Source code of charts
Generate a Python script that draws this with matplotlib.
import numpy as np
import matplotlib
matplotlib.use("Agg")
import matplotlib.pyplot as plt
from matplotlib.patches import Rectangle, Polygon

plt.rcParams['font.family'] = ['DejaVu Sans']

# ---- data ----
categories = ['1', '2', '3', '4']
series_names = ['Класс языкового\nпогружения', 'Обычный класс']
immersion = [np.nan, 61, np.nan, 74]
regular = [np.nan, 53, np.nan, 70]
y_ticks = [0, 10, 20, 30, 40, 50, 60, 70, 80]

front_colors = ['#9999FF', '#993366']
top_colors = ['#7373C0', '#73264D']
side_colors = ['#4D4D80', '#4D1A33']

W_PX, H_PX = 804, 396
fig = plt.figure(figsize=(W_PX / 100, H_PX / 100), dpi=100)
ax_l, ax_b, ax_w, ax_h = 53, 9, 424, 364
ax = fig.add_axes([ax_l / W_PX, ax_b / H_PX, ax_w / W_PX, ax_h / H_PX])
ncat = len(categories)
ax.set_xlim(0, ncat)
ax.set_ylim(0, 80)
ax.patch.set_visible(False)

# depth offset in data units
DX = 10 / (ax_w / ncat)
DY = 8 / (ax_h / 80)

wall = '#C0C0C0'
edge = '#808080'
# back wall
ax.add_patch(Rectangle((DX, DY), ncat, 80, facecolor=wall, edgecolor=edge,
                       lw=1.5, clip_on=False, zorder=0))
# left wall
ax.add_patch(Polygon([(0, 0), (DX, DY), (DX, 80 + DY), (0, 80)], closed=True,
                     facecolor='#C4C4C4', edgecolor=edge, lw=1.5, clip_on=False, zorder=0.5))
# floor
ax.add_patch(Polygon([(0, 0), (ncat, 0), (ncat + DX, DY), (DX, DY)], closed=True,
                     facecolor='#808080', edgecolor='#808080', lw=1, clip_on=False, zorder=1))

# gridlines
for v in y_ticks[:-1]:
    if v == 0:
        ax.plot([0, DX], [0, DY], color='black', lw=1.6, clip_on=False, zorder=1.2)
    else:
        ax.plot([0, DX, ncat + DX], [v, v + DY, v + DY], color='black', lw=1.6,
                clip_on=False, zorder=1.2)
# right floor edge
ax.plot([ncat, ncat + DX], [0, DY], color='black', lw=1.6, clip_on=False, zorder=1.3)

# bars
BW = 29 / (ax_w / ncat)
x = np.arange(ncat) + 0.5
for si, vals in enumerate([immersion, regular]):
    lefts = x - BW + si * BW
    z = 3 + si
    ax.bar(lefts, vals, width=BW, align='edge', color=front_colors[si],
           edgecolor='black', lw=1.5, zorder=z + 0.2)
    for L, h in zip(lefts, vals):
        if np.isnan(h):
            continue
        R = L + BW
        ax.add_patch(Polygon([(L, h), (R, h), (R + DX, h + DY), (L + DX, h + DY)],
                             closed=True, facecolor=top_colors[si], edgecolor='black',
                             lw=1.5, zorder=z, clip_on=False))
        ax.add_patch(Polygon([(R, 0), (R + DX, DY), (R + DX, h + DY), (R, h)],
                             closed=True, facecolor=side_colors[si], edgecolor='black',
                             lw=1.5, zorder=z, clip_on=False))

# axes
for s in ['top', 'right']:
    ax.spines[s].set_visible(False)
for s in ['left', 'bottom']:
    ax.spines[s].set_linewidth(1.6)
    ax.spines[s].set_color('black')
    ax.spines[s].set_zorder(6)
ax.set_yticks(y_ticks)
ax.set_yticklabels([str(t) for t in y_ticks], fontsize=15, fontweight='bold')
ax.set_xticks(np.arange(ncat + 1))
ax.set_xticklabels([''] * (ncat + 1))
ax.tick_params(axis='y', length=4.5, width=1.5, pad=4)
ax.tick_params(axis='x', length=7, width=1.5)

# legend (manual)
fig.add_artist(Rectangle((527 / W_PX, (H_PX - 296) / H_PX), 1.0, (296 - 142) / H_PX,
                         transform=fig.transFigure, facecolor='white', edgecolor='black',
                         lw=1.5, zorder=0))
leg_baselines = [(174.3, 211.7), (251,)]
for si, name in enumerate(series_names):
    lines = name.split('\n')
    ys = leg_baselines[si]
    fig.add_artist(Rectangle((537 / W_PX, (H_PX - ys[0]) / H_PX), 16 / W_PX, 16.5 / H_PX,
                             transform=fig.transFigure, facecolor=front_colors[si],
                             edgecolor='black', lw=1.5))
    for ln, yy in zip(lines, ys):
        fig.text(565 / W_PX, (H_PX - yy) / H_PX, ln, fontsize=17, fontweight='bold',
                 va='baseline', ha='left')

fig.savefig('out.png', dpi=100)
---
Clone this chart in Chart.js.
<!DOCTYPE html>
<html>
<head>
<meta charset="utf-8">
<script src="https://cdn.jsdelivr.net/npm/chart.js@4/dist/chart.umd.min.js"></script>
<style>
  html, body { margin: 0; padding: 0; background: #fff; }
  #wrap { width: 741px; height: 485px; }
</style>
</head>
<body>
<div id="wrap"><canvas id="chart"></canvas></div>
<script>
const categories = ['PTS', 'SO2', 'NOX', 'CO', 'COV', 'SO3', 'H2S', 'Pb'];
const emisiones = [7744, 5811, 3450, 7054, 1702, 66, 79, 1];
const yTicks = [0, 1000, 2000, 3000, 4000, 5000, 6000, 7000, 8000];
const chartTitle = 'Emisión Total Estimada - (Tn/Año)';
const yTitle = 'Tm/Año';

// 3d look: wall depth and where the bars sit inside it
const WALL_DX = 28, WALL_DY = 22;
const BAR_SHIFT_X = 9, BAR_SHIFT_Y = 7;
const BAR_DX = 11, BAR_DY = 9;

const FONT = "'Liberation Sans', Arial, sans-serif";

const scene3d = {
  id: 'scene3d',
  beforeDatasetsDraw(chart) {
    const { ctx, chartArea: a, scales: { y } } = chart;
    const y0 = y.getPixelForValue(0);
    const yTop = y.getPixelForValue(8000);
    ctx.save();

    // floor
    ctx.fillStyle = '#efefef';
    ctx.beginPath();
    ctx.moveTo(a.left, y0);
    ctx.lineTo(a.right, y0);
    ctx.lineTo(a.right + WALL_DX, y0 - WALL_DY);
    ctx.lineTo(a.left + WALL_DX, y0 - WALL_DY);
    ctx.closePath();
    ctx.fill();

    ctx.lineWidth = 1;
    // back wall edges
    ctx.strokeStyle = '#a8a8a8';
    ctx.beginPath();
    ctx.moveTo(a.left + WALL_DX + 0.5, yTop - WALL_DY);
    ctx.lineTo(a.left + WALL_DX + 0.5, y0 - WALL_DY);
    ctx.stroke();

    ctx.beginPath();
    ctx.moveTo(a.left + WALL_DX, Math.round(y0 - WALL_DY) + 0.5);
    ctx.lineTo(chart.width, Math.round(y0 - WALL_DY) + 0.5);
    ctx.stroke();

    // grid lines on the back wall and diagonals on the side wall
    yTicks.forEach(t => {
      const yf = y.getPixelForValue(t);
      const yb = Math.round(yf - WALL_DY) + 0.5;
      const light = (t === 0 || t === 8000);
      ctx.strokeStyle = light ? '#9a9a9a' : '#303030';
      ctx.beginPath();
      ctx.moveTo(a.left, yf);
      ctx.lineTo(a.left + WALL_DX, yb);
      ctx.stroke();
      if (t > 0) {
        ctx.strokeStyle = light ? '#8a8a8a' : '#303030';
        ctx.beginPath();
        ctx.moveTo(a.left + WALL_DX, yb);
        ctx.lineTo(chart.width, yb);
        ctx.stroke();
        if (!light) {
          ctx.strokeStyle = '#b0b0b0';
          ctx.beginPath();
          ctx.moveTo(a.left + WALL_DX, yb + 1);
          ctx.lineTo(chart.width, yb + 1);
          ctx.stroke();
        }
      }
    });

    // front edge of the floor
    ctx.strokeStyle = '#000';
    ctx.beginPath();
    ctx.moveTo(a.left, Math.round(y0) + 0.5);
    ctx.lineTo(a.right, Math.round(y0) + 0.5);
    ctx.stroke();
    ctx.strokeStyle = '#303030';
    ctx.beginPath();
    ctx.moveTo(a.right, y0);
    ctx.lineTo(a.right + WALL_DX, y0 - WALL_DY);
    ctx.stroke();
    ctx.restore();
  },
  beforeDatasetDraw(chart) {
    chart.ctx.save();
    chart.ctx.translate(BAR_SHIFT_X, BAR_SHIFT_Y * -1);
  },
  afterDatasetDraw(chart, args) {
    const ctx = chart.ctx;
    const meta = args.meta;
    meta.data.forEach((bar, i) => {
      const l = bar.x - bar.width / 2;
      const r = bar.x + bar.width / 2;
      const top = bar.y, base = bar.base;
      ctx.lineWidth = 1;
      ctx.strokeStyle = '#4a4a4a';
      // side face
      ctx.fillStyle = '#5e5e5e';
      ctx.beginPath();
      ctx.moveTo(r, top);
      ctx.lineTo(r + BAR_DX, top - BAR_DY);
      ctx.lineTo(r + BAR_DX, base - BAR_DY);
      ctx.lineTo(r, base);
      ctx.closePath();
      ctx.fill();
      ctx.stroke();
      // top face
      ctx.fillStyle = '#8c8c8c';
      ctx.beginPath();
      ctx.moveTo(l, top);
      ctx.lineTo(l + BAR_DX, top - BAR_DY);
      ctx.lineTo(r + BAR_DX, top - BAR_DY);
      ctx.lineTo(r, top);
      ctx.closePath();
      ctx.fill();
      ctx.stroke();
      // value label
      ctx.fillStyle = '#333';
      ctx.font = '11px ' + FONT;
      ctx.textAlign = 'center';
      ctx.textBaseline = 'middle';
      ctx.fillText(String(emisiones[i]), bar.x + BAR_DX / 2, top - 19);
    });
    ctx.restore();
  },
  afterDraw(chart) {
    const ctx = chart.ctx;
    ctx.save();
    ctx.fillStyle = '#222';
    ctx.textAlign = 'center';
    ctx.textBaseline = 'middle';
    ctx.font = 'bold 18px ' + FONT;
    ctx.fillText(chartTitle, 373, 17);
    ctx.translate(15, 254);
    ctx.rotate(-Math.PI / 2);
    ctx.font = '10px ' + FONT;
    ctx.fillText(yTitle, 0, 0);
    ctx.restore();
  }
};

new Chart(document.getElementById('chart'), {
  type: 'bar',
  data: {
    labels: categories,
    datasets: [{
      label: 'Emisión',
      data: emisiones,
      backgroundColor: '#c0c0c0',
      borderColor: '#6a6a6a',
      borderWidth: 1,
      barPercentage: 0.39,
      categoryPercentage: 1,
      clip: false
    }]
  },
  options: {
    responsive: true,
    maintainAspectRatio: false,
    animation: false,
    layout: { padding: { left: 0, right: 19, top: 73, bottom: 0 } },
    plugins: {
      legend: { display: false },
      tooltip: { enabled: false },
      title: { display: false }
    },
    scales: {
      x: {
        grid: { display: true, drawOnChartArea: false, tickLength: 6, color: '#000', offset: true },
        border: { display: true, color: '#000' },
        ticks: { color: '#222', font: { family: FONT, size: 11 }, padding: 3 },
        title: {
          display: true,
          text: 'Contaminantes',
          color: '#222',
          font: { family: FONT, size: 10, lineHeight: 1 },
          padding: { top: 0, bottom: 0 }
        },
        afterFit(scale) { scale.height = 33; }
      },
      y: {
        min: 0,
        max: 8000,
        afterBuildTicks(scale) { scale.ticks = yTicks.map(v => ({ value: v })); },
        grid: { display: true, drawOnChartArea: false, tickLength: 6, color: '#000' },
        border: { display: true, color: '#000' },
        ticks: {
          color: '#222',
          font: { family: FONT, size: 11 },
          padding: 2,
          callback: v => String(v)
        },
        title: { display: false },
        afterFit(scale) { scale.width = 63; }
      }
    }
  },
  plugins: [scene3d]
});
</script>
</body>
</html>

#### Task description
Read the entries and pick out all lines that include the word "matplotlib".

#### Written response
Generate a Python script that draws this with matplotlib.
import matplotlib
matplotlib.use("Agg")
import matplotlib.pyplot as plt
from matplotlib.patches import Rectangle, Polygon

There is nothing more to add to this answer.